[EXERCISE]: Can you transcribe every entry word for word, skipping the images?

-- Start RECORDS PROVIDED --

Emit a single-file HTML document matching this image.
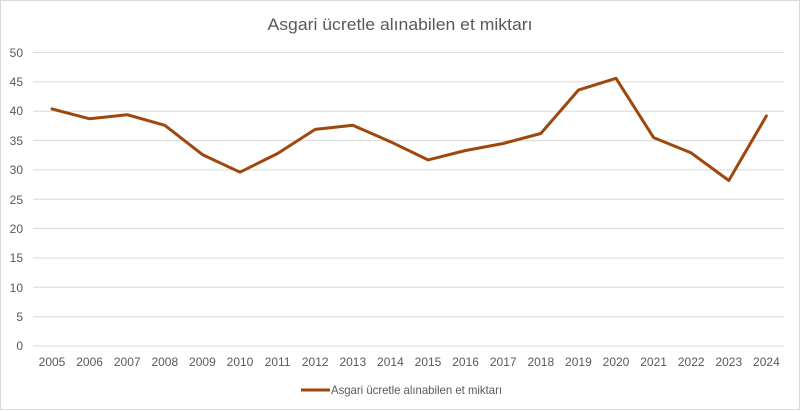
<!DOCTYPE html>
<html><head><meta charset="utf-8"><style>body{margin:0;background:#fff}svg{display:block}</style></head><body>
<svg width="800" height="411" xmlns="http://www.w3.org/2000/svg" font-family="Liberation Sans, sans-serif">
<rect x="0.5" y="0.5" width="799" height="409" fill="#fff" stroke="#d9d9d9"/>
<text x="400" y="30" font-size="17" fill="#595959" text-anchor="middle" textLength="265" lengthAdjust="spacingAndGlyphs">Asgari ücretle alınabilen et miktarı</text>
<g stroke="#d9d9d9" stroke-width="1">
<line x1="33" x2="784" y1="52.5" y2="52.5"/><line x1="33" x2="784" y1="81.9" y2="81.9"/><line x1="33" x2="784" y1="111.2" y2="111.2"/><line x1="33" x2="784" y1="140.6" y2="140.6"/><line x1="33" x2="784" y1="169.9" y2="169.9"/><line x1="33" x2="784" y1="199.3" y2="199.3"/><line x1="33" x2="784" y1="228.6" y2="228.6"/><line x1="33" x2="784" y1="258" y2="258"/><line x1="33" x2="784" y1="287.3" y2="287.3"/><line x1="33" x2="784" y1="316.7" y2="316.7"/><line x1="33" x2="784" y1="346" y2="346"/>
</g>
<g font-size="12" fill="#595959" text-anchor="end">
<text x="23" y="57">50</text><text x="23" y="86">45</text><text x="23" y="115">40</text><text x="23" y="145">35</text><text x="23" y="174">30</text><text x="23" y="204">25</text><text x="23" y="233">20</text><text x="23" y="262">15</text><text x="23" y="292">10</text><text x="23" y="321">5</text><text x="23" y="350">0</text>
</g>
<g font-size="12" fill="#595959" text-anchor="middle">
<text x="52" y="366">2005</text><text x="89.6" y="366">2006</text><text x="127.2" y="366">2007</text><text x="164.8" y="366">2008</text><text x="202.4" y="366">2009</text><text x="240" y="366">2010</text><text x="277.6" y="366">2011</text><text x="315.2" y="366">2012</text><text x="352.8" y="366">2013</text><text x="390.4" y="366">2014</text><text x="428" y="366">2015</text><text x="465.6" y="366">2016</text><text x="503.2" y="366">2017</text><text x="540.8" y="366">2018</text><text x="578.4" y="366">2019</text><text x="616" y="366">2020</text><text x="653.6" y="366">2021</text><text x="691.2" y="366">2022</text><text x="728.8" y="366">2023</text><text x="766.4" y="366">2024</text>
</g>
<polyline fill="none" stroke="#9e480e" stroke-width="3" stroke-linejoin="round" stroke-linecap="round" points="52,108.9 89.6,118.8 127.2,114.7 164.8,125.3 202.4,154.6 240,172.2 277.6,153.5 315.2,129.4 352.8,125.3 390.4,141.7 428,159.9 465.6,150.5 503.2,143.5 540.8,133.5 578.4,90.1 616,78.3 653.6,137.6 691.2,152.9 728.8,180.5 766.4,115.9"/>
<line x1="301" x2="330" y1="390" y2="390" stroke="#9e480e" stroke-width="3"/>
<text x="331" y="394" font-size="12" fill="#595959" textLength="171" lengthAdjust="spacingAndGlyphs">Asgari ücretle alınabilen et miktarı</text>
</svg>
</body></html>
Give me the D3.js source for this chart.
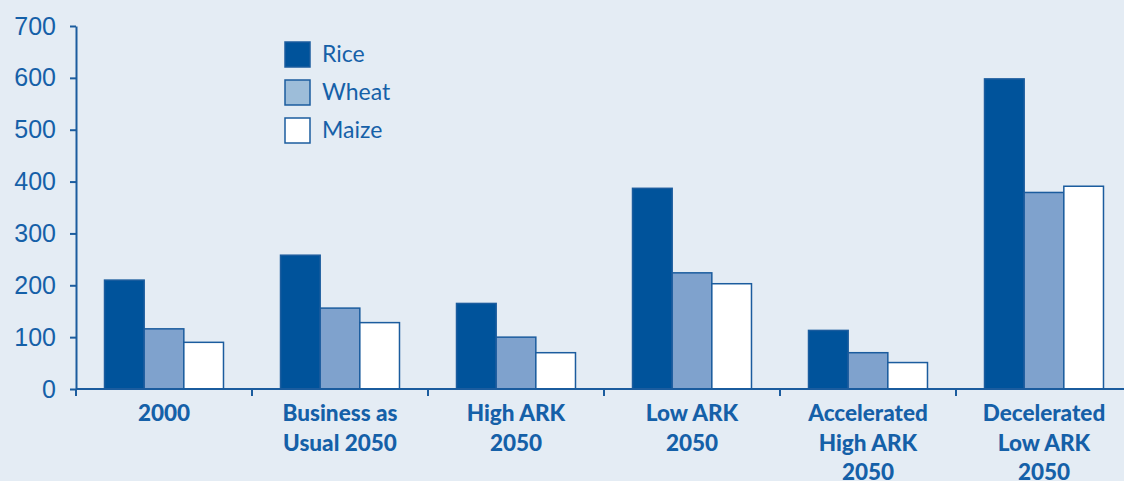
<!DOCTYPE html>
<html><head><meta charset="utf-8">
<script src="https://cdn.jsdelivr.net/npm/d3@7"></script>
<style>
html,body{margin:0;padding:0;background:#e4ecf4;}
svg{display:block;}
</style></head>
<body>
<script>
const categories = [["2000"],["Business as","Usual 2050"],["High ARK","2050"],["Low ARK","2050"],["Accelerated","High ARK","2050"],["Decelerated","Low ARK","2050"]];
const seriesNames = ["Rice","Wheat","Maize"];
const rice  = [210, 258, 165, 387, 113, 598];
const wheat = [116, 156, 100, 224, 70, 379];
const maize = [90, 128, 70, 203, 51, 391];
const yTicks = [0,100,200,300,400,500,600,700];

const W=1124,H=481;
const fills = ["#00539b","#7fa2cd","#ffffff"];
const legendFills = ["#00539b","#9dbdd9","#ffffff"];
const stroke = "#1b5c9e";
const textCol = "#1560a8";

const svg = d3.select("body").append("svg").attr("width",W).attr("height",H);
svg.append("rect").attr("width",W).attr("height",H).attr("fill","#e4ecf4");

const x0 = 76, y0 = 389;
const x = d3.scaleBand().domain(d3.range(categories.length)).range([x0, x0+176*6]).paddingInner(0).paddingOuter(0);
const y = d3.scaleLinear().domain([0,700]).range([y0,26]);
const groupPad = 0.162;
const xs = d3.scaleBand().domain([0,1,2]).range([x.bandwidth()*groupPad, x.bandwidth()*(1-groupPad)]).padding(0);

const data = [rice,wheat,maize];
const g = svg.append("g");
categories.forEach((c,i)=>{
  data.forEach((s,j)=>{
    g.append("rect")
      .attr("x", x(i)+xs(j))
      .attr("y", y(s[i]))
      .attr("width", xs.bandwidth())
      .attr("height", y(0)-y(s[i]))
      .attr("fill", fills[j])
      .attr("stroke", stroke)
      .attr("stroke-width", 1.5);
  });
});

// Y axis
const yAxis = d3.axisLeft(y).tickValues(yTicks).tickSize(6).tickSizeOuter(0).tickPadding(14);
const ya = svg.append("g").attr("transform",`translate(${x0},0)`).call(yAxis);
ya.select(".domain").attr("stroke",stroke).attr("stroke-width",2);
ya.selectAll(".tick line").attr("stroke",stroke).attr("stroke-width",2);
ya.selectAll(".tick text").attr("fill",textCol).style("font-family","'Liberation Sans',Arial,sans-serif").style("font-size","25px");

// X axis
const xTickPos = d3.range(categories.length+1).map(i=> x0 + i*x.step());
const xl = svg.append("g");
xl.append("line").attr("x1",x0).attr("x2",W).attr("y1",y0).attr("y2",y0).attr("stroke",stroke).attr("stroke-width",2);
xTickPos.forEach(p=>{
  xl.append("line").attr("x1",p).attr("x2",p).attr("y1",y0).attr("y2",y0+7).attr("stroke",stroke).attr("stroke-width",2);
});
categories.forEach((c,i)=>{
  const t = xl.append("text").attr("text-anchor","middle")
    .attr("fill",textCol).style("font-family","Lato,sans-serif").style("font-weight","900").style("font-size","22.5px");
  c.forEach((line,k)=>{
    t.append("tspan").attr("x", x(i)+x.bandwidth()/2).attr("y", 421+k*29.5).text(line);
  });
});

// Legend
const leg = svg.append("g");
seriesNames.forEach((n,j)=>{
  leg.append("rect").attr("x",285).attr("y",42+j*38).attr("width",25).attr("height",25)
    .attr("fill",legendFills[j]).attr("stroke",stroke).attr("stroke-width",1.5);
  leg.append("text").attr("x",322).attr("y",62+j*38).text(n)
    .attr("fill",textCol).style("font-family","Lato,sans-serif").style("font-size","23px");
});
</script>
</body></html>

-- End RECORDS PROVIDED --

[RESULT]:
Emit a single-file HTML document matching this image.
<!DOCTYPE html>
<html><head><meta charset="utf-8"><style>body{margin:0;background:#fff}svg{display:block}</style></head><body>
<svg width="800" height="411" xmlns="http://www.w3.org/2000/svg" font-family="Liberation Sans, sans-serif">
<rect x="0.5" y="0.5" width="799" height="409" fill="#fff" stroke="#d9d9d9"/>
<text x="400" y="30" font-size="17" fill="#595959" text-anchor="middle" textLength="265" lengthAdjust="spacingAndGlyphs">Asgari ücretle alınabilen et miktarı</text>
<g stroke="#d9d9d9" stroke-width="1">
<line x1="33" x2="784" y1="52.5" y2="52.5"/><line x1="33" x2="784" y1="81.9" y2="81.9"/><line x1="33" x2="784" y1="111.2" y2="111.2"/><line x1="33" x2="784" y1="140.6" y2="140.6"/><line x1="33" x2="784" y1="169.9" y2="169.9"/><line x1="33" x2="784" y1="199.3" y2="199.3"/><line x1="33" x2="784" y1="228.6" y2="228.6"/><line x1="33" x2="784" y1="258" y2="258"/><line x1="33" x2="784" y1="287.3" y2="287.3"/><line x1="33" x2="784" y1="316.7" y2="316.7"/><line x1="33" x2="784" y1="346" y2="346"/>
</g>
<g font-size="12" fill="#595959" text-anchor="end">
<text x="23" y="57">50</text><text x="23" y="86">45</text><text x="23" y="115">40</text><text x="23" y="145">35</text><text x="23" y="174">30</text><text x="23" y="204">25</text><text x="23" y="233">20</text><text x="23" y="262">15</text><text x="23" y="292">10</text><text x="23" y="321">5</text><text x="23" y="350">0</text>
</g>
<g font-size="12" fill="#595959" text-anchor="middle">
<text x="52" y="366">2005</text><text x="89.6" y="366">2006</text><text x="127.2" y="366">2007</text><text x="164.8" y="366">2008</text><text x="202.4" y="366">2009</text><text x="240" y="366">2010</text><text x="277.6" y="366">2011</text><text x="315.2" y="366">2012</text><text x="352.8" y="366">2013</text><text x="390.4" y="366">2014</text><text x="428" y="366">2015</text><text x="465.6" y="366">2016</text><text x="503.2" y="366">2017</text><text x="540.8" y="366">2018</text><text x="578.4" y="366">2019</text><text x="616" y="366">2020</text><text x="653.6" y="366">2021</text><text x="691.2" y="366">2022</text><text x="728.8" y="366">2023</text><text x="766.4" y="366">2024</text>
</g>
<polyline fill="none" stroke="#9e480e" stroke-width="3" stroke-linejoin="round" stroke-linecap="round" points="52,108.9 89.6,118.8 127.2,114.7 164.8,125.3 202.4,154.6 240,172.2 277.6,153.5 315.2,129.4 352.8,125.3 390.4,141.7 428,159.9 465.6,150.5 503.2,143.5 540.8,133.5 578.4,90.1 616,78.3 653.6,137.6 691.2,152.9 728.8,180.5 766.4,115.9"/>
<line x1="301" x2="330" y1="390" y2="390" stroke="#9e480e" stroke-width="3"/>
<text x="331" y="394" font-size="12" fill="#595959" textLength="171" lengthAdjust="spacingAndGlyphs">Asgari ücretle alınabilen et miktarı</text>
</svg>
</body></html>
Give me the D3.js source for this chart.
<!DOCTYPE html>
<html><head><meta charset="utf-8">
<script src="https://cdn.jsdelivr.net/npm/d3@7"></script>
<style>
html,body{margin:0;padding:0;background:#e4ecf4;}
svg{display:block;}
</style></head>
<body>
<script>
const categories = [["2000"],["Business as","Usual 2050"],["High ARK","2050"],["Low ARK","2050"],["Accelerated","High ARK","2050"],["Decelerated","Low ARK","2050"]];
const seriesNames = ["Rice","Wheat","Maize"];
const rice  = [210, 258, 165, 387, 113, 598];
const wheat = [116, 156, 100, 224, 70, 379];
const maize = [90, 128, 70, 203, 51, 391];
const yTicks = [0,100,200,300,400,500,600,700];

const W=1124,H=481;
const fills = ["#00539b","#7fa2cd","#ffffff"];
const legendFills = ["#00539b","#9dbdd9","#ffffff"];
const stroke = "#1b5c9e";
const textCol = "#1560a8";

const svg = d3.select("body").append("svg").attr("width",W).attr("height",H);
svg.append("rect").attr("width",W).attr("height",H).attr("fill","#e4ecf4");

const x0 = 76, y0 = 389;
const x = d3.scaleBand().domain(d3.range(categories.length)).range([x0, x0+176*6]).paddingInner(0).paddingOuter(0);
const y = d3.scaleLinear().domain([0,700]).range([y0,26]);
const groupPad = 0.162;
const xs = d3.scaleBand().domain([0,1,2]).range([x.bandwidth()*groupPad, x.bandwidth()*(1-groupPad)]).padding(0);

const data = [rice,wheat,maize];
const g = svg.append("g");
categories.forEach((c,i)=>{
  data.forEach((s,j)=>{
    g.append("rect")
      .attr("x", x(i)+xs(j))
      .attr("y", y(s[i]))
      .attr("width", xs.bandwidth())
      .attr("height", y(0)-y(s[i]))
      .attr("fill", fills[j])
      .attr("stroke", stroke)
      .attr("stroke-width", 1.5);
  });
});

// Y axis
const yAxis = d3.axisLeft(y).tickValues(yTicks).tickSize(6).tickSizeOuter(0).tickPadding(14);
const ya = svg.append("g").attr("transform",`translate(${x0},0)`).call(yAxis);
ya.select(".domain").attr("stroke",stroke).attr("stroke-width",2);
ya.selectAll(".tick line").attr("stroke",stroke).attr("stroke-width",2);
ya.selectAll(".tick text").attr("fill",textCol).style("font-family","'Liberation Sans',Arial,sans-serif").style("font-size","25px");

// X axis
const xTickPos = d3.range(categories.length+1).map(i=> x0 + i*x.step());
const xl = svg.append("g");
xl.append("line").attr("x1",x0).attr("x2",W).attr("y1",y0).attr("y2",y0).attr("stroke",stroke).attr("stroke-width",2);
xTickPos.forEach(p=>{
  xl.append("line").attr("x1",p).attr("x2",p).attr("y1",y0).attr("y2",y0+7).attr("stroke",stroke).attr("stroke-width",2);
});
categories.forEach((c,i)=>{
  const t = xl.append("text").attr("text-anchor","middle")
    .attr("fill",textCol).style("font-family","Lato,sans-serif").style("font-weight","900").style("font-size","22.5px");
  c.forEach((line,k)=>{
    t.append("tspan").attr("x", x(i)+x.bandwidth()/2).attr("y", 421+k*29.5).text(line);
  });
});

// Legend
const leg = svg.append("g");
seriesNames.forEach((n,j)=>{
  leg.append("rect").attr("x",285).attr("y",42+j*38).attr("width",25).attr("height",25)
    .attr("fill",legendFills[j]).attr("stroke",stroke).attr("stroke-width",1.5);
  leg.append("text").attr("x",322).attr("y",62+j*38).text(n)
    .attr("fill",textCol).style("font-family","Lato,sans-serif").style("font-size","23px");
});
</script>
</body></html>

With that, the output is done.